The insured unemployment rate for the regular UI program, which is the ratio of regular continued claims in a week to the total number of jobs covered by the unemployment insurance system, was 6.1%, unchanged from the previous week’s rate. Including claimants in the benefit extension programs, the rate, more appropriately called the extended insured unemployment rate, was 16.0%. It should be noted that the calculation of the insured unemployment rate is different from that of the state’s total unemployment rate.
The Pandemic Unemployment Assistance program, which provides benefits for self-employed, 1099 contract workers and gig workers, saw 70,368 initial claims filed in the week ending Jan. 30, a decline of 41,294 claims, or 37.0%, from last week’s total of 111,662. Initial applications for the PUA program continue to be highly variable due to ongoing high levels of fraudulent applications. Through the week ending Jan. 30, there have been 1,032,652 PUA initial claims filed.
There were 118,708 PUA continued claims filed in the week ending Jan. 30, an increase of 22,619 claims, or 23.5%, from the previous week’s revised total of 96,089. This is the highest number of continued claims for the PUA program since early September. Following the passage of HR 133, additional weeks of benefits were made available to PUA claimants, which might explain the increase in continued claims.
Job growth returned in January, but few added
U.S employers added just 49,000 jobs in January, a sign that that the viral pandemic retains a tight grip on the economy nearly a year after it triggered a painful recession.

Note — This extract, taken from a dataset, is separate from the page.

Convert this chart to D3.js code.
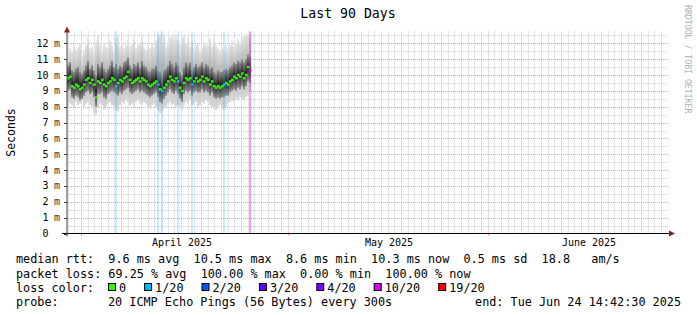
<!DOCTYPE html>
<html>
<head>
<meta charset="utf-8">
<script src="https://cdn.jsdelivr.net/npm/d3@7/dist/d3.min.js"></script>
<style>
  html, body { margin: 0; padding: 0; background: #ffffff; }
  svg { display: block; }
  text { font-family: "DejaVu Sans Mono", monospace; white-space: pre; }
</style>
</head>
<body>
<svg id="chart" width="697" height="315"></svg>
<script>
// ---------------- data ----------------
const titleText = "Last 90 Days";
const yAxisTitle = "Seconds";
const watermark = "RRDTOOL / TOBI OETIKER";

// sample grid: one sample every 0.3 day starting at day 0 of the 90-day window
const sampleStartDay = 0;
const sampleStepDays = 0.3;

const medianRtt = [
  9.8,9.9,9.3,9.2,9.4,9.3,9.1,9.2,9.4,9.7,
  9.8,9.5,9.7,9.4,8.6,9.6,9.5,9.7,9.4,9.3,
  9.5,9.6,9.8,9.7,9.3,9.5,9.7,9.6,9.8,9.9,
  10.2,9.7,9.5,9.6,9.7,9.8,9.6,9.8,9.7,9.6,
  9.4,9.3,9.4,9.5,9.6,9.4,9.1,9.0,9.2,9.4,
  9.6,9.9,9.7,9.6,9.8,9.6,9.2,9.0,9.5,9.8,
  9.7,9.8,9.4,9.6,9.8,9.6,9.7,9.9,9.6,9.8,
  9.7,9.4,9.6,9.3,9.2,9.3,9.2,9.3,9.4,9.5,
  9.4,9.6,9.7,9.9,9.8,10.0,9.9,10.1,9.8,10.0,
  10.5,10.3
];
const pingMax = [
  11.4,11.7,11.5,11.9,11.6,11.8,12.0,11.3,11.6,11.9,
  12.4,11.7,11.8,11.5,12.1,12.5,11.9,11.6,12.0,11.8,
  11.7,12.2,11.9,11.6,12.3,12.5,11.8,12.0,11.7,11.9,
  12.2,11.8,12.0,12.4,11.7,11.9,12.1,12.5,11.8,11.6,
  11.9,11.7,12.0,11.8,12.2,12.5,12.6,11.9,12.6,11.8,
  12.1,12.4,12.6,12.3,12.5,12.2,11.9,12.4,12.6,12.0,
  12.3,11.8,12.1,11.7,11.9,12.0,11.6,11.8,12.1,11.9,
  12.0,12.3,11.8,12.4,11.9,11.7,11.6,11.8,11.5,11.9,
  11.7,11.9,12.2,11.8,12.0,12.3,12.1,12.4,12.5,12.6,
  12.6,12.6
];
const pingUpper = [
  10.6,10.8,10.3,10.2,10.4,10.5,10.2,10.1,10.3,10.6,
  10.9,10.4,10.6,10.3,10.0,10.7,10.5,10.8,10.4,10.2,
  10.4,10.6,10.9,10.5,10.7,10.4,10.6,10.5,10.8,10.9,
  11.1,10.6,10.4,10.7,10.6,10.8,10.5,10.9,10.6,10.5,
  10.3,10.2,10.4,10.4,10.6,10.3,10.2,10.0,10.3,10.4,
  10.6,10.9,10.7,10.5,10.8,10.6,10.2,10.0,10.5,10.8,
  10.6,10.8,10.3,10.5,10.7,10.5,10.6,10.8,10.5,10.7,
  10.6,10.4,10.5,10.2,10.1,10.3,10.2,10.2,10.3,10.4,
  10.3,10.5,10.6,10.8,10.7,10.9,10.8,11.0,10.8,11.0,
  11.3,11.2
];
const pingLower = [
  9.0,9.1,8.6,8.5,8.7,8.6,8.4,8.5,8.7,8.9,
  9.0,8.8,8.9,8.6,8.0,8.8,8.8,8.9,8.6,8.5,
  8.8,8.9,9.0,8.9,8.8,8.7,8.9,8.8,9.0,9.1,
  9.2,8.9,8.8,8.9,9.0,9.1,8.9,9.0,8.9,8.8,
  8.7,8.6,8.7,8.8,8.9,8.6,8.3,8.2,8.5,8.7,
  8.9,9.1,8.9,8.8,9.0,8.8,8.5,8.3,8.8,9.0,
  8.9,9.0,8.7,8.9,9.0,8.9,8.9,9.1,8.9,9.0,
  8.9,8.7,8.9,8.6,8.5,8.6,8.5,8.6,8.6,8.7,
  8.7,8.9,9.0,9.1,9.0,9.2,9.1,9.3,9.1,9.3,
  9.6,9.5
];
const pingMin = [
  8.0,8.2,8.1,8.0,8.3,8.1,8.2,8.4,8.0,8.2,
  8.3,8.1,8.0,7.6,7.5,7.9,8.2,8.1,7.8,8.0,
  8.2,8.3,8.1,8.0,7.8,7.7,8.1,8.3,8.2,8.4,
  8.3,8.1,8.2,8.0,8.3,8.4,8.2,8.1,8.3,8.2,
  8.0,7.9,8.1,8.2,8.0,7.8,7.6,7.7,7.9,8.0,
  8.2,8.3,8.1,8.2,8.0,8.1,7.9,7.8,8.1,8.3,
  8.2,8.4,8.1,8.2,8.3,8.0,8.1,8.3,8.2,8.4,
  8.3,8.1,8.0,7.9,7.8,8.0,8.1,7.9,7.8,8.0,
  8.2,8.3,8.4,8.3,8.5,8.4,8.6,8.5,8.4,8.6,
  8.7,9.0
];
// samples with packet loss (index into the arrays above, number of lost pings of 20)
const lossIndex = [24, 45, 47, 55, 62, 78, 91];
const lossCount = [1, 1, 1, 1, 1, 1, 10];

// loss colour legend
const lossLevels = [0, 1, 2, 3, 4, 10, 19];
const lossLabels = ["0", "1/20", "2/20", "3/20", "4/20", "10/20", "19/20"];
const lossColors = ["#26ff00", "#00b8ff", "#0059ff", "#5e00ff", "#7e00ff", "#dd00ff", "#ff0000"];

// axes
const yTicks = [0,1,2,3,4,5,6,7,8,9,10,11,12];
const yTickLabels = ["0","1","2","3","4","5","6","7","8","9","10","11","12"];
const yUnit = "m";
const totalDays = 90;
const majorGridDays = [2.1, 33.15, 63.15];
const monthLabels = ["April 2025", "May 2025", "June 2025"];

// legend text
const legendRtt = "median rtt:  9.6 ms avg  10.5 ms max  8.6 ms min  10.3 ms now  0.5 ms sd  18.8   am/s";
const legendLoss = "packet loss: 69.25 % avg  100.00 % max  0.00 % min  100.00 % now";
const legendLossColor = "loss color:";
const legendProbeLabel = "probe:";
const legendProbe = "20 ICMP Echo Pings (56 Bytes) every 300s";
const legendEnd = "end: Tue Jun 24 14:42:30 2025";

// ---------------- drawing ----------------
const svg = d3.select("#chart");
const W = 697, H = 315;
const plot = { left: 67, right: 667, top: 31.5, bottom: 233.5 };
const charW = 7.1;

svg.append("rect").attr("width", W).attr("height", H).attr("fill", "#ffffff");

const x = d3.scaleLinear().domain([0, totalDays]).range([plot.left, plot.right]);
const y = d3.scaleLinear().domain([0, 12.75]).range([plot.bottom, plot.top]);

const defs = svg.append("defs");
function vgrad(id, stops) {
  const g = defs.append("linearGradient").attr("id", id)
    .attr("x1", 0).attr("y1", 0).attr("x2", 0).attr("y2", 1);
  stops.forEach(s => g.append("stop").attr("offset", s[0]).attr("stop-color", s[1]));
}
vgrad("smokeOuter", [[0, "#e6e6e6"], [0.45, "#b0b0b0"], [1, "#d8d8d8"]]);
vgrad("smokeInner", [[0, "#909090"], [0.5, "#222222"], [1, "#909090"]]);

// grid
const grid = svg.append("g");
const minorDays = d3.range(-2, totalDays + 1).map(k => majorGridDays[0] + k)
  .filter(d => d > 0.05 && d < totalDays);
grid.selectAll("line.vmin").data(minorDays).join("line")
  .attr("x1", d => Math.round(x(d)) + 0.5).attr("x2", d => Math.round(x(d)) + 0.5)
  .attr("y1", plot.top).attr("y2", plot.bottom)
  .attr("stroke", "#cccccc").attr("stroke-width", 1).attr("stroke-dasharray", "1,1");
const minorY = d3.range(0.5, 12.75, 1);
grid.selectAll("line.hmin").data(minorY).join("line")
  .attr("x1", plot.left).attr("x2", plot.right + 1)
  .attr("y1", d => Math.round(y(d)) + 0.5).attr("y2", d => Math.round(y(d)) + 0.5)
  .attr("stroke", "#cccccc").attr("stroke-width", 1).attr("stroke-dasharray", "1,1");
grid.selectAll("line.hmaj").data(yTicks.filter(d => d > 0)).join("line")
  .attr("x1", plot.left).attr("x2", plot.right + 1)
  .attr("y1", d => Math.round(y(d)) + 0.5).attr("y2", d => Math.round(y(d)) + 0.5)
  .attr("stroke", "#e8a4a4").attr("stroke-width", 1).attr("stroke-dasharray", "1,1");
grid.selectAll("line.vmaj").data(majorGridDays).join("line")
  .attr("x1", d => Math.round(x(d)) + 0.5).attr("x2", d => Math.round(x(d)) + 0.5)
  .attr("y1", plot.top).attr("y2", plot.bottom)
  .attr("stroke", "#f0b8b8").attr("stroke-width", 1).attr("stroke-dasharray", "1,2");

// smoke
const samples = medianRtt.map((m, i) => ({
  i, med: m, max: pingMax[i], up: pingUpper[i], lo: pingLower[i], min: pingMin[i],
  d0: sampleStartDay + i * sampleStepDays, d1: sampleStartDay + (i + 1) * sampleStepDays,
  loss: 0
}));
lossIndex.forEach((li, k) => { samples[li].loss = lossCount[k]; });

function lossColor(n) {
  let c = lossColors[0];
  lossLevels.forEach((lv, k) => { if (n >= lv) c = lossColors[k]; });
  return c;
}

const smoke = svg.append("g");
smoke.selectAll("rect.outer").data(samples).join("rect")
  .attr("x", d => x(d.d0)).attr("width", d => x(d.d1) - x(d.d0))
  .attr("y", d => y(d.max)).attr("height", d => y(d.min) - y(d.max))
  .attr("fill", "url(#smokeOuter)");
smoke.selectAll("rect.inner").data(samples).join("rect")
  .attr("x", d => x(d.d0)).attr("width", d => x(d.d1) - x(d.d0))
  .attr("y", d => y(d.up)).attr("height", d => y(d.lo) - y(d.up))
  .attr("fill", "url(#smokeInner)");

// loss bars
const lossSamples = samples.filter(d => d.loss > 0);
svg.append("g").selectAll("rect").data(lossSamples).join("rect")
  .attr("x", d => { const w = d.loss >= 10 ? 2 : 1.2; return x((d.d0 + d.d1) / 2) - w / 2; })
  .attr("width", d => d.loss >= 10 ? 2 : 1.2)
  .attr("y", plot.top).attr("height", plot.bottom - plot.top)
  .attr("fill", d => lossColor(d.loss)).attr("opacity", 0.38);

// median
svg.append("g").selectAll("rect").data(samples).join("rect")
  .attr("x", d => x(d.d0)).attr("width", d => x(d.d1) - x(d.d0) + 0.6)
  .attr("y", d => y(d.med) - 1.2).attr("height", 2.4)
  .attr("fill", d => lossColor(d.loss));

// axes
const axisG = svg.append("g");
axisG.append("line").attr("x1", plot.left - 5).attr("x2", plot.right + 4)
  .attr("y1", plot.bottom).attr("y2", plot.bottom).attr("stroke", "#000").attr("stroke-width", 1);
axisG.append("line").attr("x1", plot.left).attr("x2", plot.left)
  .attr("y1", plot.bottom + 3).attr("y2", plot.top - 2).attr("stroke", "#404040").attr("stroke-width", 1);
axisG.append("path")
  .attr("d", `M${plot.right + 8},${plot.bottom} L${plot.right + 2},${plot.bottom - 3} L${plot.right + 2},${plot.bottom + 3} Z`)
  .attr("fill", "#8b1e1e");
axisG.append("path")
  .attr("d", `M${plot.left},${plot.top - 5} L${plot.left - 3},${plot.top + 1} L${plot.left + 3},${plot.top + 1} Z`)
  .attr("fill", "#8b1e1e");
// y ticks
axisG.selectAll("line.yt").data(yTicks).join("line")
  .attr("x1", plot.left - 3).attr("x2", plot.left)
  .attr("y1", d => Math.round(y(d)) + 0.5).attr("y2", d => Math.round(y(d)) + 0.5)
  .attr("stroke", "#404040");
axisG.selectAll("line.xt").data(majorGridDays).join("line")
  .attr("x1", d => Math.round(x(d)) + 0.5).attr("x2", d => Math.round(x(d)) + 0.5)
  .attr("y1", plot.bottom).attr("y2", plot.bottom + 2)
  .attr("stroke", "#ff0000").attr("opacity", 0.5);

// y labels
const yl = svg.append("g").attr("font-size", 10).attr("fill", "#000");
yl.selectAll("text.n").data(yTicks).join("text")
  .attr("x", 48.5).attr("y", d => y(d) + 3.5).attr("text-anchor", "end")
  .text((d, i) => yTickLabels[i]);
yl.selectAll("text.u").data(yTicks.filter(d => d > 0)).join("text")
  .attr("x", 54).attr("y", d => y(d) + 3.5).attr("fill", "#333").text(yUnit);

// x labels (centred on mid-period)
svg.append("g").selectAll("text").data(majorGridDays).join("text")
  .attr("x", d => x(d + 15.15)).attr("y", 245.5).attr("text-anchor", "middle")
  .attr("font-size", 10).text((d, i) => monthLabels[i]);

// title
svg.append("text").attr("x", 348).attr("y", 18).attr("text-anchor", "middle")
  .attr("font-size", 13.2).text(titleText);

// y-axis title
svg.append("text").attr("transform", `translate(14.5,${(plot.top + plot.bottom) / 2}) rotate(-90)`)
  .attr("text-anchor", "middle").attr("font-size", 11.5).text(yAxisTitle);

// watermark
svg.append("text").attr("transform", "translate(684.5,5) rotate(90)")
  .attr("font-size", 8.2).attr("fill", "#b0b0b0").text(watermark);

// legend
const lg = svg.append("g").attr("font-size", 11.8).attr("fill", "#000");
lg.append("text").attr("x", 16).attr("y", 263).text(legendRtt);
lg.append("text").attr("x", 16).attr("y", 277.5).text(legendLoss);
lg.append("text").attr("x", 16).attr("y", 291.5).text(legendLossColor);
lg.append("text").attr("x", 16).attr("y", 306).text(legendProbeLabel);
lg.append("text").attr("x", 108).attr("y", 306).text(legendProbe);
lg.append("text").attr("x", 681).attr("y", 306).attr("text-anchor", "end").text(legendEnd);

let bx = 108;
lossLabels.forEach((lab, k) => {
  lg.append("rect").attr("x", bx + 0.5).attr("y", 283.5).attr("width", 7).attr("height", 7)
    .attr("fill", lossColors[k]).attr("stroke", "#000").attr("stroke-width", 1);
  lg.append("text").attr("x", bx + 11).attr("y", 291.5).text(lab);
  bx = bx + 11 + lab.length * charW + 18;
});
</script>
</body>
</html>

The increase followed a decline of 227,000 jobs in December, the first loss since April. The unemployment rate for January fell sharply from 6.7% to 6.3%, the Labor Department said Friday. About half the drop occurred because some of those out of work found jobs, while others stopped looking for work and were no longer counted as unemployed.
Friday's figures reflect a faltering job market, slowed by a viral pandemic that is still causing consumers to avoid traveling, shopping, dining out, attending entertainment venues and engaging in other forms of face-to-face contact. Nearly 10 million jobs remain lost to the pandemic.

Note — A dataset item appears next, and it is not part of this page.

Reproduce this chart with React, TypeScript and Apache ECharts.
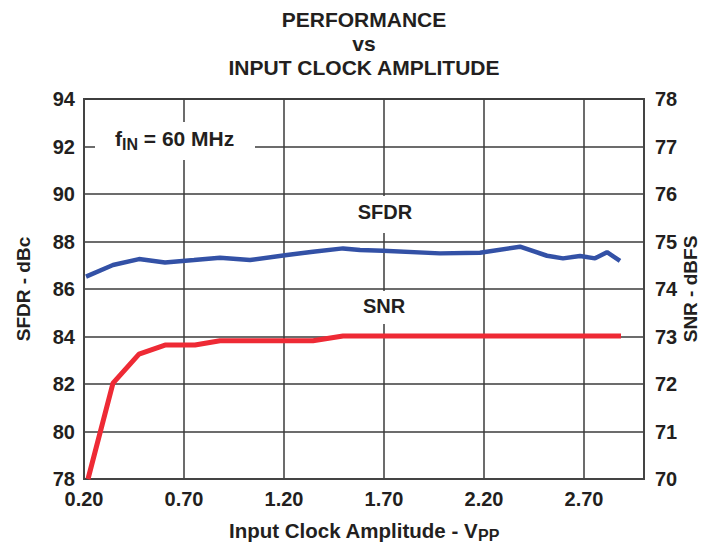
import React, { useEffect, useRef } from "react";
import * as echarts from "echarts";

// Input clock amplitude (V p-p) and measured values
const sfdrX = [0.21, 0.345, 0.475, 0.605, 0.75, 0.88, 1.03, 1.215, 1.345, 1.495, 1.58, 1.695, 1.98, 2.18, 2.38, 2.515, 2.595, 2.68, 2.755, 2.815, 2.88];
const sfdrDbc = [86.52, 87.01, 87.26, 87.12, 87.22, 87.32, 87.22, 87.43, 87.57, 87.71, 87.64, 87.61, 87.5, 87.53, 87.78, 87.4, 87.29, 87.39, 87.29, 87.55, 87.18];

const snrX = [0.22, 0.345, 0.475, 0.605, 0.755, 0.88, 1.345, 1.495, 2.885];
const snrDbfs = [70.0, 72.02, 72.63, 72.82, 72.82, 72.91, 72.91, 73.01, 73.01];

const xMin = 0.2;
const xMax = 3.0;
const xStep = 0.5;
const leftMin = 78;
const leftMax = 94;
const leftStep = 2;
const rightMin = 70;
const rightMax = 78;
const rightStep = 1;

const TXT = "#231f20";
const FONT = "'Liberation Sans', Arial, sans-serif";

export default function App() {
  const ref = useRef<HTMLDivElement>(null);

  useEffect(() => {
    if (!ref.current) return;
    const chart = echarts.init(ref.current, null, { renderer: "svg" });
    const labelBox = (x: number, y: number, w: number, h: number) => ({
      type: "rect",
      z: 10,
      shape: { x, y, width: w, height: h },
      style: { fill: "#ffffff" },
    });
    chart.setOption({
      animation: false,
      backgroundColor: "#ffffff",
      textStyle: { fontFamily: FONT, color: TXT },
      title: {
        text: "PERFORMANCE\nvs\nINPUT CLOCK AMPLITUDE",
        left: 364,
        top: 7,
        padding: 0,
        textAlign: "center",
        textStyle: {
          fontFamily: FONT,
          fontSize: 21,
          fontWeight: "bold",
          color: TXT,
          lineHeight: 24,
        },
      },
      grid: {
        left: 84,
        right: 64,
        top: 99,
        bottom: 69,
        containLabel: false,
        outerBoundsMode: "none",
        show: true,
        borderColor: "#444",
        borderWidth: 2,
        backgroundColor: "transparent",
      },
      xAxis: {
        type: "value",
        min: xMin,
        max: xMax,
        interval: xStep,
        name: "{a|Input Clock Amplitude - V}{s|PP}",
        nameLocation: "middle",
        nameGap: 38,
        nameTextStyle: {
          rich: {
            a: { fontFamily: FONT, fontSize: 20.5, fontWeight: "bold", color: TXT },
            s: { fontFamily: FONT, fontSize: 16, fontWeight: "bold", color: TXT, padding: [10, 0, 0, 0] },
          },
        },
        axisLine: { show: true, lineStyle: { color: "#444", width: 2 } },
        axisTick: { show: false },
        axisLabel: {
          margin: 10,
          fontFamily: FONT,
          fontSize: 20,
          fontWeight: "bold",
          color: TXT,
          showMaxLabel: false,
          formatter: (v: number) => v.toFixed(2),
        },
        splitLine: { show: true, lineStyle: { color: "#3b3b3b", width: 1.5 } },
      },
      yAxis: [
        {
          type: "value",
          min: leftMin,
          max: leftMax,
          interval: leftStep,
          position: "left",
          name: "SFDR - dBc",
          nameLocation: "middle",
          nameGap: 51,
          nameTextStyle: { fontFamily: FONT, fontSize: 19, fontWeight: "bold", color: TXT },
          axisLine: { show: true, lineStyle: { color: "#444", width: 2 } },
          axisTick: { show: false },
          axisLabel: { margin: 9, fontFamily: FONT, fontSize: 20, fontWeight: "bold", color: TXT },
          splitLine: { show: true, lineStyle: { color: "#3b3b3b", width: 1.5 } },
        },
        {
          type: "value",
          min: rightMin,
          max: rightMax,
          interval: rightStep,
          position: "right",
          name: "SNR - dBFS",
          nameLocation: "middle",
          nameGap: 37,
          nameRotate: 90,
          nameMoveOverlap: false,
          nameTextStyle: { fontFamily: FONT, fontSize: 19, fontWeight: "bold", color: TXT },
          axisLine: { show: true, lineStyle: { color: "#444", width: 2 } },
          axisTick: { show: false },
          axisLabel: { margin: 11, fontFamily: FONT, fontSize: 20, fontWeight: "bold", color: TXT },
          splitLine: { show: false },
        },
      ],
      series: [
        {
          name: "SFDR",
          type: "line",
          yAxisIndex: 0,
          showSymbol: false,
          z: 5,
          data: sfdrX.map((x, i) => [x, sfdrDbc[i]]),
          lineStyle: { color: "#3351A6", width: 4.5 },
          itemStyle: { color: "#3351A6" },
        },
        {
          name: "SNR",
          type: "line",
          yAxisIndex: 1,
          showSymbol: false,
          z: 5,
          data: snrX.map((x, i) => [x, snrDbfs[i]]),
          lineStyle: { color: "#EE2A35", width: 5 },
          itemStyle: { color: "#EE2A35" },
        },
      ],
      graphic: [
        labelBox(95, 122, 160, 38),
        {
          type: "text",
          z: 11,
          x: 115,
          y: 138,
          style: {
            text: "{m|f}{s|IN}{m| = 60 MHz}",
            verticalAlign: "middle",
            align: "left",
            rich: {
              m: { fontFamily: FONT, fontSize: 21, fontWeight: "bold", fill: TXT },
              s: { fontFamily: FONT, fontSize: 16, fontWeight: "bold", fill: TXT, padding: [13, 0, 0, 0] },
            },
          },
        },
        labelBox(355, 196, 60, 37),
        {
          type: "text",
          z: 11,
          x: 385,
          y: 212,
          style: {
            text: "SFDR",
            align: "center",
            verticalAlign: "middle",
            fontFamily: FONT,
            fontSize: 20,
            fontWeight: "bold",
            fill: TXT,
          },
        },
        labelBox(358, 291, 52, 33),
        {
          type: "text",
          z: 11,
          x: 384,
          y: 306,
          style: {
            text: "SNR",
            align: "center",
            verticalAlign: "middle",
            fontFamily: FONT,
            fontSize: 20,
            fontWeight: "bold",
            fill: TXT,
          },
        },
      ],
    });
    return () => chart.dispose();
  }, []);

  return (
    <div
      ref={ref}
      style={{ position: "absolute", left: 0, top: 0, width: 708, height: 548 }}
    />
  );
}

Some states and localities re-imposed restrictions on businesses in December as cases spiked. Some of those restrictions were loosened in January, though perhaps not in time to affect the jobs report, which measures employment in the middle of each month.
The number of applications for unemployment benefits, though declining for the past few weeks, remained at an elevated 779,000 last week.
The damage to the job market since March has widened financial inequality in the United States, especially hurting women and people of color. At the same time, Americans who have kept their jobs have amassed $2.3 trillion in savings — double the pre-pandemic total. That enlarged pool of savings could fuel a rapid rebound in spending as business restrictions are lifted and more Americans become more confident about shopping, dining out and traveling.
Some hopeful signs have emerged. Auto sales rose solidly in January. A gauge of business growth in the service sector picked up to its highest level in two years. It also showed that services firms added workers last month. A separate measure of manufacturing indicated that factories are also expanding, as is spending on home construction.